Advanced documentation
Process templates¶
Process templates are already-configured worker runs that can be applied to new processes. This can be useful for example if you want to process large amounts of documents: if they are split into distinct folders, you can apply a set template to multiple processes to run on each folder, instead of running one big process on all the data, the completion of which would take a long time.
When creating an inference process, instead of building your own combination of workers and models, you can use existing process templates. These templates are available by clicking the Select template button in the process configuration view.
When you select a template and apply it to your process, it copies the template and replaces any existing configured worker runs. However, once you have applied a template you can update your process freely by adding or removing worker runs, changing models or configurations etc. This will not impact the template, only your current process.
Templates can also be created from the process configuration view: once you have added and configured all your worker runs, you can click the Create template button to save them as a new process template. You will then be able to reuse this template in future processes.
Info
Process templates are processes, and as such they are attached to the project they were created on. In order to apply a template to a process outside of its original project, you must have:
- contributor access to the template’s project;
- execution access to all its workers.
Delete worker results¶
You can delete all the results (elements, transcriptions, classifications etc) produced by a given worker run by using the Delete worker results action in the “Process” menu.
In the default mode of the modal, each row represents a worker run (a worker version, a model version and a configuration). By clicking the delete button, you launch (after another click in a confirmation modal) a deletion task that will run in the background until it is finished.
Warning
Deleting worker results is irreversible and the deletion is recursive: if you delete elements produced by a specific worker run, all their child elements (and classifications, transcriptions etc) will be deleted as well, whether or not they were created by that worker run.

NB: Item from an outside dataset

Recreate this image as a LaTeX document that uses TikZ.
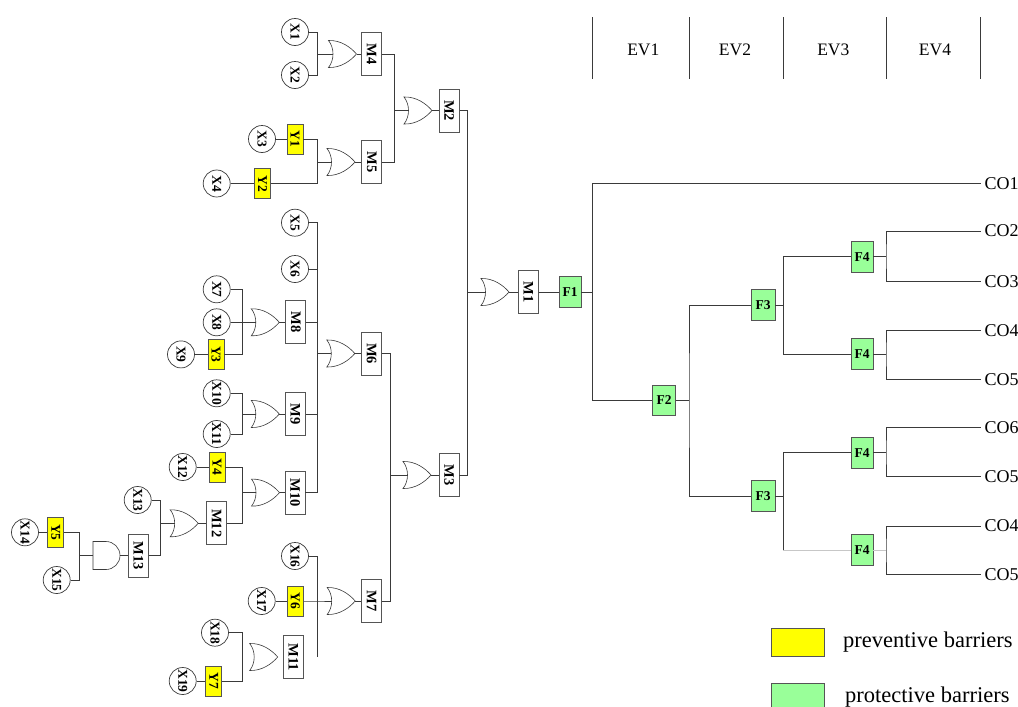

By toggling the Advanced mode in the worker results deletion modal, you can directly input the ID of a worker run to delete the results of. You can also use this advanced mode to delete worker results not from specific worker runs but from specific worker versions, model version or worker configurations.
Deleting the worker results produced by a worker run also deletes the corresponding worker activities, allowing for the elements to be processed again with the same combination of worker version, model version and worker configuration.
Worker activity¶
Worker activities are enabled on inference processes, and allow for the tracking of an element’s processing by a worker run. They are used to ensure that the same combination of worker version, model version and worker configuration does not process the same element twice.
This is useful when some elements in a process failed to be processed, for example because there was a temporary error when downloading the images. You can retry the process, and the worker runs will only process the elements that have not been marked as already processed.
Worker activity states¶
Through worker activity monitoring, elements can be assigned four different processing states:
- queued: the element is waiting to be processed.
- started: the element is currently being processed.
- processed: the element has been successfully processed.
- error: something went wrong when processing the element.
If everything goes well, an element in a process goes from queued
to started
to processed
. If something goes wrong during its processing, its final state will be error
instead. However, re-processing failed elements in case the worker encountered errors or some tasks timed out is possible, and so other worker activity state transitions are possible, as shown in the graph below.
stateDiagram
state queued
queued --> started
error --> started
error --> queued
started --> error
started --> started
started --> processed
The transition from started
to started
activity state is only possible in the case of elements stuck in the started
state for which processing is retried after the worker activity timeout has expired.
Process progress monitoring¶
Worker activities also allow you to track the progress of your processes: from the process status view, you can click on Worker activities in the Actions menu. This takes you to a page showing the progress of each worker run, with a count of the number of elements in each worker activity state, and an estimated completion time while the process is still running.
Process retrying¶
If a worker encountered errors while processing some elements, these elements are assigned the error
activity state. Some elements may also get stuck in the queued
or started
state. Elements in the started
state can be processed again after the worker activity timeout expires. Elements in the queued
state can be processed again when the process is retried.
If you Retry the process (the “retry” action is available both from the processes list and from the process status view), all elements except those in the processed
worker activity state will be processed again, for each worker run. Elements in the started
activity state will only be processed again if the worker activity timeout has expired. The same is true if you create a new process with the same worker runs on these elements.
Two additional actions are available from the Worker activities monitoring page:
- The Select all failed elements button adds all the elements in an
error
state to your selection; - The Create process button create a new blank process from all the elements in an
error
state, which you can then configure and run.